The Discipline of Layer 2
Operating effectively at Layer 2 requires a specific discipline. It requires the engineer to think not in terms of functions or features but in terms of types, invariants, and state spaces. Before any code is written-or before any prompt is given to the model-the following questions must be answered:
- What are the entities in this system, and what are their relationships? Not “what tables do I need,” but what are the real-world objects the system models, and how do they relate? A user has one account or many? A subscription belongs to one plan or can span multiple? Is an order always tied to a customer, or can it exist independently?
- What are the invariants that must hold at all times? An account balance must never be negative. A subscription that is cancelled must not be billed. A transfer that is pending must eventually resolve to either completed or failed-never both, never neither. These invariants are not features; they are laws.
- What are the legal state transitions? An order can go from pending to paid, but not from paid to pending. A subscription can go from active to suspended, but not from cancelled to active without an explicit reactivation. These transitions define the boundaries of correct behavior.
- What are the boundaries of the system? What data is owned by this service, and what is borrowed? What operations are synchronous, and what are asynchronous? Where does the system’s responsibility end? When these questions are answered, the AI’s role becomes tractable. The model is no longer asked to design the system; it is asked to implement a design that is already specified. The type system becomes the specification language, and the compiler (or runtime, or test suite) becomes the verification mechanism. The model’s output is checked not against the engineer’s intuition but against the structure the engineer has built.

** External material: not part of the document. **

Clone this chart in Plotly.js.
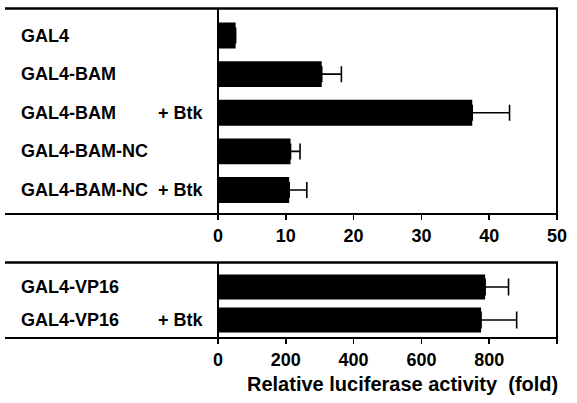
<!DOCTYPE html>
<html>
<head>
<meta charset="utf-8">
<script src="https://cdn.plot.ly/plotly-3.0.1.min.js"></script>
<style>html,body{margin:0;padding:0;background:#fff;}#chart{width:577px;height:403px;}</style>
</head>
<body>
<div id="chart"></div>
<script>
// ---- data ----
const topNames   = ["GAL4", "GAL4-BAM", "GAL4-BAM", "GAL4-BAM-NC", "GAL4-BAM-NC"];
const topBtk     = ["", "", "+ Btk", "", "+ Btk"];
const topValues  = [2.6, 15.3, 37.5, 10.7, 10.5];
const topErrors  = [0, 2.9, 5.5, 1.4, 2.6];

const botNames   = ["GAL4-VP16", "GAL4-VP16"];
const botBtk     = ["", "+ Btk"];
const botValues  = [788, 776];
const botErrors  = [69, 105];

const topTicks = [0, 10, 20, 30, 40, 50];
const botTicks = [0, 200, 400, 600, 800, 1000];
const xTitle = "Relative luciferase activity&nbsp; (fold)";

// ---- layout helpers ----
const W = 577, H = 403;
const px = x => x / W;
const py = y => 1 - y / H;
const FONT = "Liberation Sans, Arial, Helvetica, sans-serif";

const topKeys = topNames.map((n, i) => n + (topBtk[i] ? " " + topBtk[i] : ""));
const botKeys = botNames.map((n, i) => n + (botBtk[i] ? " " + botBtk[i] : ""));

const zeros = a => a.map(() => 0);

const traces = [
  {
    type: "bar", orientation: "h",
    x: topValues, y: topKeys, xaxis: "x", yaxis: "y",
    width: 0.67,
    marker: {color: "#000", line: {width: 0}},
    error_x: {type: "data", symmetric: false, array: topErrors, arrayminus: zeros(topErrors),
              color: "#000", thickness: 1.6, width: 8},
    hoverinfo: "none"
  },
  {
    type: "bar", orientation: "h",
    x: botValues, y: botKeys, xaxis: "x2", yaxis: "y2",
    width: 0.76,
    marker: {color: "#000", line: {width: 0}},
    error_x: {type: "data", symmetric: false, array: botErrors, arrayminus: zeros(botErrors),
              color: "#000", thickness: 1.6, width: 8.5},
    hoverinfo: "none"
  }
];

const annotations = [];
function addLabels(names, btk, keys, yref) {
  names.forEach((n, i) => {
    annotations.push({xref: "paper", yref: yref, x: px(19), y: keys[i], xanchor: "left", yanchor: "middle",
      text: n, showarrow: false, font: {family: FONT, size: 18, color: "#000", weight: "bold"}});
    if (btk[i]) {
      annotations.push({xref: "paper", yref: yref, x: px(206), y: keys[i], xanchor: "right", yanchor: "middle",
        text: btk[i], showarrow: false, font: {family: FONT, size: 18, color: "#000", weight: "bold"}});
    }
  });
}
addLabels(topNames, topBtk, topKeys, "y");
addLabels(botNames, botBtk, botKeys, "y2");
annotations.push({xref: "paper", yref: "paper", x: px(402), y: py(384), xanchor: "center", yanchor: "middle",
  text: xTitle, showarrow: false, font: {family: FONT, size: 20, color: "#000", weight: "bold"}});

function hline(x0, x1, y, w) {
  return {type: "line", xref: "paper", yref: "paper", x0: px(x0), x1: px(x1), y0: py(y), y1: py(y),
          line: {color: "#000", width: w}};
}
function vline(x, y0, y1, w) {
  return {type: "line", xref: "paper", yref: "paper", x0: px(x), x1: px(x), y0: py(y0), y1: py(y1),
          line: {color: "#000", width: w}};
}

const shapes = [
  hline(5, 558, 8.5, 2.5), hline(5, 558, 214, 2),
  vline(218, 8.5, 214, 2), vline(557, 8.5, 214, 2),
  hline(5, 558, 262.5, 2.5), hline(5, 558, 338, 2),
  vline(218, 262.5, 338, 2), vline(557, 262.5, 338, 2)
];

const axisCommon = {
  showgrid: false, zeroline: false, showline: false,
  ticks: "outside", ticklen: 5, tickwidth: 1.5, tickcolor: "#000",
  tickfont: {family: FONT, size: 18, color: "#000", weight: "bold"},
  fixedrange: true
};

const layout = {
  width: W, height: H,
  margin: {l: 0, r: 0, t: 0, b: 0},
  paper_bgcolor: "#fff", plot_bgcolor: "rgba(0,0,0,0)",
  showlegend: false,
  xaxis: Object.assign({}, axisCommon, {domain: [px(218), px(557)], range: [0, 50],
    tickvals: topTicks, ticktext: topTicks.map(String), anchor: "y"}),
  yaxis: {domain: [py(214), py(8.5)], type: "category", categoryorder: "array", categoryarray: topKeys,
    range: [4.62, -0.70], showticklabels: false, ticks: "", showgrid: false, zeroline: false, showline: false,
    fixedrange: true, anchor: "x"},
  xaxis2: Object.assign({}, axisCommon, {domain: [px(218), px(557)], range: [0, 1000],
    tickvals: botTicks, ticktext: botTicks.map(String), anchor: "y2"}),
  yaxis2: {domain: [py(338), py(262.5)], type: "category", categoryorder: "array", categoryarray: botKeys,
    range: [1.545, -0.74], showticklabels: false, ticks: "", showgrid: false, zeroline: false, showline: false,
    fixedrange: true, anchor: "x2"},
  annotations: annotations,
  shapes: shapes
};

Plotly.newPlot("chart", traces, layout, {displayModeBar: false, staticPlot: true});
</script>
</body>
</html>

This is the meaning of “AI can’t code, but you can code with AI.” The model cannot make the decisions that matter. It can make the decisions that don’t. The engineer who understands which are which-and who places the boundary between them at Layer 2-will produce correct software with AI assistance at a speed and scale that manual implementation cannot match. The engineer who does not will produce broken software at a speed and scale that manual debugging cannot rescue.